C++ : other one simple scope guard

Question

Lets ask you about this simple scope guard:

template <class T>
struct finop_t {
    T& t;
    ~finop_t() { t(); }
};
#define FINALLY__(l, cl) \
    auto FIN ## l ## clo = cl; \
    finop_t<decltype(FIN ## l ## clo)> FIN ## l ## fin { FIN ## l ## clo}
#define FINALLY_(l, cl) FINALLY__(l, cl)
#define FINALLY(...) FINALLY_(__LINE__, ([=](){__VA_ARGS__}))

int main() {
    FINALLY( std::cout << "hello" << std::endl ; );
    std::cout << "one" << std::endl;
    FINALLY( std::cout << "world" << std::endl ; );
    std::cout << "second" << std::endl;
    return 0;
}

Is it safe to rely on destruction order here? i.e. is it safe assume that ~finop_t() will be called before lambda destructor?

Answer 1

Destruction of local variables takes place in the inverse order of their construction.

And here's a more efficient way, which needs no references and uses copy-elision to construct the lambda in-place.

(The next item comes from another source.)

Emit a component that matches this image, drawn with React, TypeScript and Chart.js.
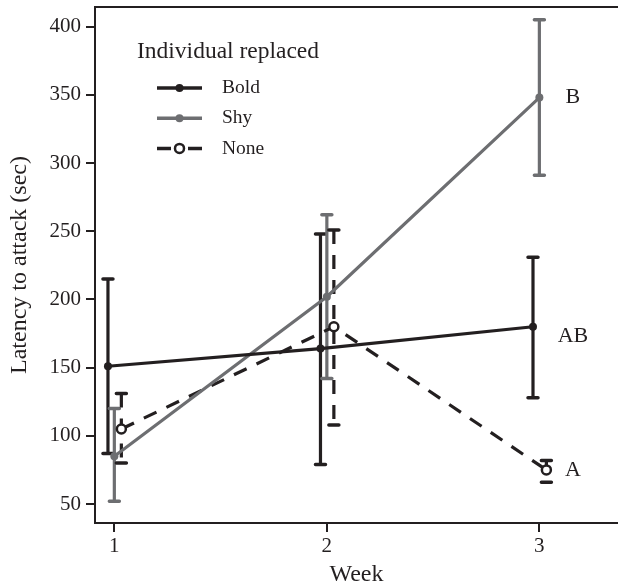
import React, { useEffect, useRef } from "react";
import { Chart, registerables } from "chart.js";

Chart.register(...registerables);

// ---- data ----
const weeks = [1, 2, 3];
const seriesNames = ["Bold", "Shy", "None"];
const boldMean = [151, 164, 180];
const boldUpper = [215, 248, 231];
const boldLower = [87, 79, 128];
const shyMean = [85, 202, 348];
const shyUpper = [120, 262, 405];
const shyLower = [52, 142, 291];
const noneMean = [105, 180, 75];
const noneUpper = [131, 251, 82];
const noneLower = [80, 108, 66];
const yTicks = [50, 100, 150, 200, 250, 300, 350, 400];
const xTicks = [1, 2, 3];
const letters = ["AB", "B", "A"];
const letterValues = [173, 348, 75];
const legendTitle = "Individual replaced";
const xTitle = "Week";
const yTitle = "Latency to attack (sec)";

// ---- styles ----
const DARK = "#231f20";
const GREY = "#6d6e71";
const FONT = "'Liberation Serif', 'Times New Roman', serif";
const dodges = [-0.03, 0, 0.033];
const colors = [DARK, GREY, DARK];
const dashes: number[][] = [[], [], [14, 11]];
const hollow = [false, false, true];
const means = [boldMean, shyMean, noneMean];
const uppers = [boldUpper, shyUpper, noneUpper];
const lowers = [boldLower, shyLower, noneLower];

const zeroPad = (s: any) => {
  s.paddingLeft = 0;
  s.paddingRight = 0;
  s.paddingTop = 0;
  s.paddingBottom = 0;
};

const errorBarPlugin = {
  id: "errorBars",
  beforeDatasetsDraw(chart: any) {
    const ctx = chart.ctx;
    const xs = chart.scales.x;
    const ys = chart.scales.y;
    ctx.save();
    means.forEach((_m, si) => {
      weeks.forEach((w, i) => {
        const x = xs.getPixelForValue(w + dodges[si]);
        const yt = ys.getPixelForValue(uppers[si][i]);
        const yb = ys.getPixelForValue(lowers[si][i]);
        ctx.strokeStyle = colors[si];
        ctx.lineWidth = 3.2;
        ctx.lineCap = "butt";
        ctx.setLineDash(dashes[si]);
        ctx.beginPath();
        ctx.moveTo(x, yt);
        ctx.lineTo(x, yb);
        ctx.stroke();
        ctx.setLineDash([]);
        ctx.lineWidth = 3.5;
        ctx.lineCap = "round";
        ctx.beginPath();
        ctx.moveTo(x - 5, yt);
        ctx.lineTo(x + 5, yt);
        ctx.moveTo(x - 5, yb);
        ctx.lineTo(x + 5, yb);
        ctx.stroke();
      });
    });
    ctx.restore();
  },
  afterDatasetsDraw(chart: any) {
    const ctx = chart.ctx;
    const xs = chart.scales.x;
    const ys = chart.scales.y;
    const area = chart.chartArea;
    ctx.save();
    // top frame line
    ctx.strokeStyle = DARK;
    ctx.lineWidth = 2;
    ctx.beginPath();
    ctx.moveTo(area.left - 1, area.top);
    ctx.lineTo(area.right, area.top);
    ctx.stroke();

    // letters
    ctx.fillStyle = DARK;
    ctx.font = `22px ${FONT}`;
    ctx.textAlign = "center";
    ctx.textBaseline = "middle";
    letters.forEach((t, i) => {
      ctx.fillText(t, xs.getPixelForValue(3.158), ys.getPixelForValue(letterValues[i]));
    });

    // legend
    const lx = area.left + 42;
    const ly = area.top + 45;
    ctx.textAlign = "left";
    ctx.font = `23.5px ${FONT}`;
    ctx.fillText(legendTitle, lx, ly);
    ctx.font = `19.5px ${FONT}`;
    seriesNames.forEach((name, si) => {
      const y = ly + 36 + si * 30.2;
      const x0 = lx + 20;
      const x1 = lx + 65;
      const xm = (x0 + x1) / 2;
      ctx.strokeStyle = colors[si];
      ctx.lineWidth = 3.5;
      ctx.lineCap = "butt";
      ctx.beginPath();
      if (dashes[si].length) {
        ctx.moveTo(x0, y);
        ctx.lineTo(x0 + 14, y);
        ctx.moveTo(x1 - 14, y);
        ctx.lineTo(x1, y);
      } else {
        ctx.moveTo(x0, y);
        ctx.lineTo(x1, y);
      }
      ctx.stroke();
      ctx.beginPath();
      if (hollow[si]) {
        ctx.arc(xm, y, 4.5, 0, Math.PI * 2);
        ctx.fillStyle = "#ffffff";
        ctx.fill();
        ctx.lineWidth = 2.5;
        ctx.stroke();
      } else {
        ctx.arc(xm, y, 4, 0, Math.PI * 2);
        ctx.fillStyle = colors[si];
        ctx.fill();
      }
      ctx.fillStyle = DARK;
      ctx.fillText(name, lx + 85, y);
    });
    ctx.restore();
  },
};

export default function App() {
  const ref = useRef<HTMLCanvasElement | null>(null);
  useEffect(() => {
    document.body.style.margin = "0";
    const canvas = ref.current;
    if (!canvas) return;
    const datasets = seriesNames.map((name, si) => ({
      label: name,
      data: weeks.map((w, i) => ({ x: w + dodges[si], y: means[si][i] })),
      borderColor: colors[si],
      backgroundColor: hollow[si] ? "#ffffff" : colors[si],
      borderWidth: 3.2,
      borderDash: dashes[si],
      pointRadius: hollow[si] ? 4.5 : 4,
      pointBorderWidth: hollow[si] ? 2.5 : 0,
      pointBorderColor: colors[si],
      pointBackgroundColor: hollow[si] ? "#ffffff" : colors[si],
      tension: 0,
      fill: false,
    }));
    const chart = new Chart(canvas, {
      type: "line",
      data: { datasets },
      options: {
        animation: false,
        responsive: false,
        maintainAspectRatio: false,
        devicePixelRatio: 1,
        layout: { padding: { top: 6, right: 0, left: 0, bottom: 0 } },
        plugins: { legend: { display: false }, tooltip: { enabled: false } },
        scales: {
          x: {
            type: "linear",
            min: 0.909,
            max: 3.37,
            afterBuildTicks: (s: any) => {
              s.ticks = xTicks.map((v) => ({ value: v }));
            },
            afterFit: (s: any) => {
              s.height = 64;
              zeroPad(s);
            },
            grid: { drawOnChartArea: false, tickLength: 9, color: DARK, lineWidth: 2 },
            border: { display: true, color: DARK, width: 2 },
            ticks: {
              color: DARK,
              font: { family: FONT, size: 21 },
              padding: 2,
              maxRotation: 0,
              autoSkip: false,
              callback: (v: any) => String(v),
            },
            title: {
              display: true,
              text: xTitle,
              color: DARK,
              font: { family: FONT, size: 24, lineHeight: 1 },
              padding: { top: 0, bottom: 0 },
            },
          },
          y: {
            type: "linear",
            min: 36.1,
            max: 414.4,
            afterBuildTicks: (s: any) => {
              s.ticks = yTicks.map((v) => ({ value: v }));
            },
            afterFit: (s: any) => {
              s.width = 95;
              zeroPad(s);
            },
            grid: { drawOnChartArea: false, tickLength: 9, color: DARK, lineWidth: 2 },
            border: { display: true, color: DARK, width: 2 },
            ticks: {
              color: DARK,
              font: { family: FONT, size: 21 },
              padding: 5,
              autoSkip: false,
              callback: (v: any) => String(v),
            },
            title: {
              display: true,
              text: yTitle,
              color: DARK,
              font: { family: FONT, size: 24, lineHeight: 1 },
              padding: { top: 8, bottom: 0 },
            },
          },
        },
      },
      plugins: [errorBarPlugin],
    });
    return () => chart.destroy();
  }, []);
  return (
    <div style={{ width: 618, height: 587, overflow: "hidden", background: "#ffffff" }}>
      <canvas ref={ref} width={625} height={587} style={{ display: "block" }} />
    </div>
  );
}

(note, you may want to consider [&] rather than [=], but that's for you to judge)

#include <iostream>

template <class T>
struct finop_t {
    finop_t(T&& t) : t(std::forward<T>(t)) {}
    T t;
    ~finop_t() { t(); }
};

template<class F>
finop_t<F> make_finop_t(F&& f)
{
    return finop_t<F>(std::forward<F>(f));
}

#define FINALLY__(l, cl) \
auto FIN ## l ## fin = make_finop_t(cl);

#define FINALLY_(l, cl) FINALLY__(l, cl)
#define FINALLY(...) FINALLY_(__LINE__, ([=](){__VA_ARGS__}))

int main() {
    FINALLY( std::cout << "hello" << std::endl ; );
    std::cout << "one" << std::endl;
    FINALLY( std::cout << "world" << std::endl ; );
    std::cout << "second" << std::endl;
    return 0;
}

Answer 2

Yes, it is safe. The macro stores a lambda in a local variable. The destruction order for local variables is fixed (in the reverse order of construction). Thus it is guaranteed that ~finop_t() destructor is called before the corresponding lambda (FIN ## l ## clo) destructor.